Dataset excerpt:

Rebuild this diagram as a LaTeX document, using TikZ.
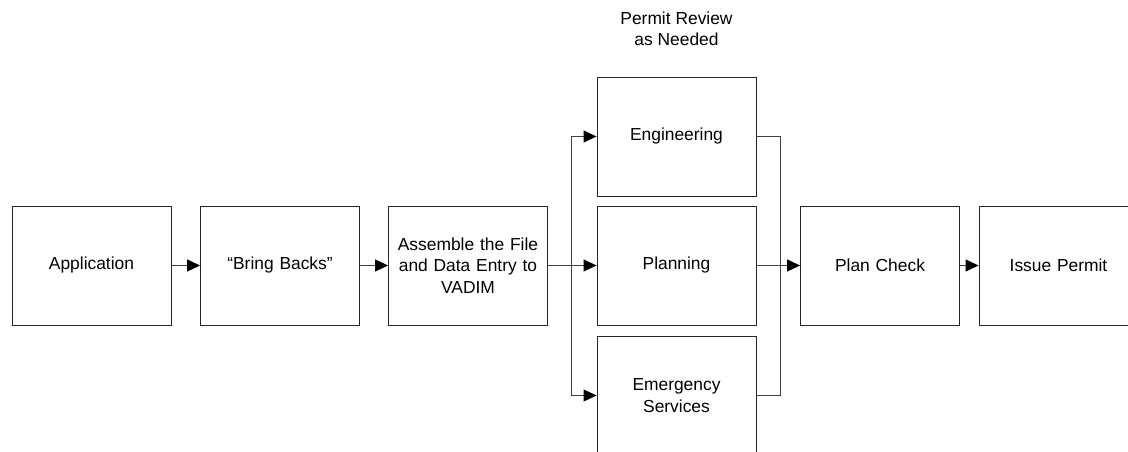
\documentclass[tikz,border=0pt]{standalone}
\usepackage{fontspec}
\setmainfont{Liberation Sans}
\usetikzlibrary{arrows.meta}
\begin{document}
\begin{tikzpicture}[x=1pt,y=-1pt,
  stepbox/.style={draw=black!85, line width=0.9pt, minimum width=159pt, minimum height=119pt,
    inner sep=0pt, text width=155pt, align=center, font=\fontsize{17.4}{21.5}\selectfont},
  caption/.style={align=center, font=\fontsize{17.4}{21.5}\selectfont},
  link/.style={draw=black!75, line width=1pt},
  arr/.style={link, -{Triangle[length=13pt,width=12pt,color=black]}}]
\useasboundingbox (0,0) rectangle (1128,452);

% process steps
\node[stepbox] (app)      at (91.5,265.5)  {Application};
\node[stepbox] (bring)    at (280,265.5)   {“Bring Backs”};
\node[stepbox] (assemble) at (468,265.5)   {Assemble the File\\and Data Entry to\\VADIM};
\node[stepbox] (eng)      at (676.5,136.5) {Engineering};
\node[stepbox] (plan)     at (676.5,265.5) {Planning};
\node[stepbox] (emerg)    at (676.5,395.5) {Emergency\\Services};
\node[stepbox] (check)    at (880,265.5)   {Plan Check};
\node[stepbox] (issue)    at (1058.5,265.5){Issue Permit};
\node[caption] (review)   at (676.5,29)    {Permit Review\\as Needed};

% flow
\draw[arr] (app) -- (bring);
\draw[arr] (bring) -- (assemble);
\coordinate (split) at (571,265.5);
\draw[link] (assemble.east) -- (split);
\draw[arr] (split) |- (eng.west);
\draw[arr] (split) -- (plan.west);
\draw[arr] (split) |- (emerg.west);
\coordinate (join) at (780,265.5);
\draw[link] (eng.east) -| (join);
\draw[link] (emerg.east) -| (join);
\draw[arr] (plan.east) -- (check.west);
\draw[arr] (check) -- (issue);
\end{tikzpicture}
\end{document}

Written exercise:
Reproduce every line exactly and omit all pictures.

Result:
Rebuild this diagram as a LaTeX document, using TikZ.
\documentclass[tikz,border=0pt]{standalone}
\usepackage{fontspec}
\setmainfont{Liberation Sans}
\usetikzlibrary{arrows.meta}
\begin{document}
\begin{tikzpicture}[x=1pt,y=-1pt,
  stepbox/.style={draw=black!85, line width=0.9pt, minimum width=159pt, minimum height=119pt,
    inner sep=0pt, text width=155pt, align=center, font=\fontsize{17.4}{21.5}\selectfont},
  caption/.style={align=center, font=\fontsize{17.4}{21.5}\selectfont},
  link/.style={draw=black!75, line width=1pt},
  arr/.style={link, -{Triangle[length=13pt,width=12pt,color=black]}}]
\useasboundingbox (0,0) rectangle (1128,452);

% process steps
\node[stepbox] (app)      at (91.5,265.5)  {Application};
\node[stepbox] (bring)    at (280,265.5)   {“Bring Backs”};
\node[stepbox] (assemble) at (468,265.5)   {Assemble the File\\and Data Entry to\\VADIM};
\node[stepbox] (eng)      at (676.5,136.5) {Engineering};
\node[stepbox] (plan)     at (676.5,265.5) {Planning};
\node[stepbox] (emerg)    at (676.5,395.5) {Emergency\\Services};
\node[stepbox] (check)    at (880,265.5)   {Plan Check};
\node[stepbox] (issue)    at (1058.5,265.5){Issue Permit};
\node[caption] (review)   at (676.5,29)    {Permit Review\\as Needed};

% flow
\draw[arr] (app) -- (bring);
\draw[arr] (bring) -- (assemble);
\coordinate (split) at (571,265.5);
\draw[link] (assemble.east) -- (split);
\draw[arr] (split) |- (eng.west);
\draw[arr] (split) -- (plan.west);
\draw[arr] (split) |- (emerg.west);
\coordinate (join) at (780,265.5);
\draw[link] (eng.east) -| (join);
\draw[link] (emerg.east) -| (join);
\draw[arr] (plan.east) -- (check.west);
\draw[arr] (check) -- (issue);
\end{tikzpicture}
\end{document}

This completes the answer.